The great Indian middle class has finally awakened. A miracle has been achieved. How many times have we wistfully said (or heard someone else say): “If only the people would unite, great things can be achieved” or “This government would be powerless if the people got together and rose up against injustice”, but did we for once believe that this would actually happen, in today’s apathetic times? And yet, it has. This fact speaks for the power and significance of the cause taken up by Anna Hazare.
He has his detractors, and their concerns may be valid, but no one seems to have any alternative solutions to propose. While we have seen demonstrations and rallies of every hue taken out for all sorts of causes (sometimes even without a cause), those have all too often been politically-sponsored and far removed from the genuine, everyday concerns of the common man. The anti-corruption movement, in contrast, addresses a real cause that touches the lives of people across caste, class and community. It has given people a legitimate avenue to express pent-up anger and frustration at the inefficiency and ineffectiveness of the system to which they are bound by law. No wonder they are taking to the streets by the thousands and feeling proud of it.
The online community is equally active. The comments I have read on newspaper websites are imbued with a sincerity and a passion never seen before. Even when communal or class-based divisiveness have been attempted by narrow-minded individuals whose motivations are inexplicable, people of all religions and from all parts of the country have expressed their support in words that could only have come from a sincere heart. It was enough to moisten my eyes today.
Emotions aside, the arguments raised by detractors of the movement have so far only served to increase the strength of its supporters. What alternative do we have really? This movement is not merely another protest – it is strong, affirmative action aimed at a positive result. Corruption is an evil that Indians have more or less learned to live with, like a hapless wife who resigns herself to living with her abusive husband. But the present government has plumbed new depths in corruption, and people seem to realise that they need to make themselves heard now, while they still have enough self-respect left to do so.

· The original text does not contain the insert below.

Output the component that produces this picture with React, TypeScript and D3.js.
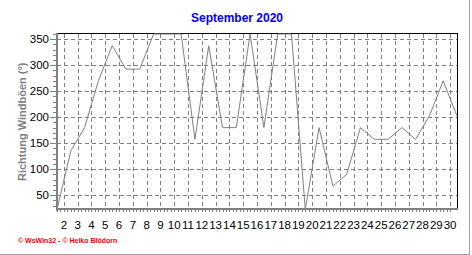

The other argument we keep hearing from the detractors and the fence-sitting intellectuals is that Anna’s method is wrong, that he is effectively resorting to blackmail. They seem to forget that in the democracy that is India, this method of making oneself heard is not unprecedented. When people threaten fasts unto death for a separate state, no one cries blackmail. But when one man takes up a genuine cause that receives immediate public support, our intellectuals find it convenient to accuse him of playing to the gallery.
The people who are part of what is known as Team Anna are an exceptionally competent group whose integrity has been above question – the Congress has unwittingly proved this by their misadventure in making ludicrous charges against this group and the way this has backfired on them. All they’ve achieved is to make themselves look like a bunch of desperate, shallow, incompetent fools. Anna’s simplicity, flawless record, and genuine connection with the common man make him the ideal figurehead for a people’s movement towards positive change. Arvind Kejriwal, Kiran Bedi, the Bhushans are all competent individuals who have proved themselves in their respective fields and earned their credentials through honest effort.
The Jan Lokpal Bill may not be the panacea for all ills plaguing the country, but it is one step that we need to take. Questions were also raised more than 64 years ago when another old man asked foreigners to leave his country – he was asked how the country will manage its problems without them. Said the old man, we will have problems like any other country does, but they will be our problems, not yours.
We do have a problem now, countrymen, and it is up to us to solve it.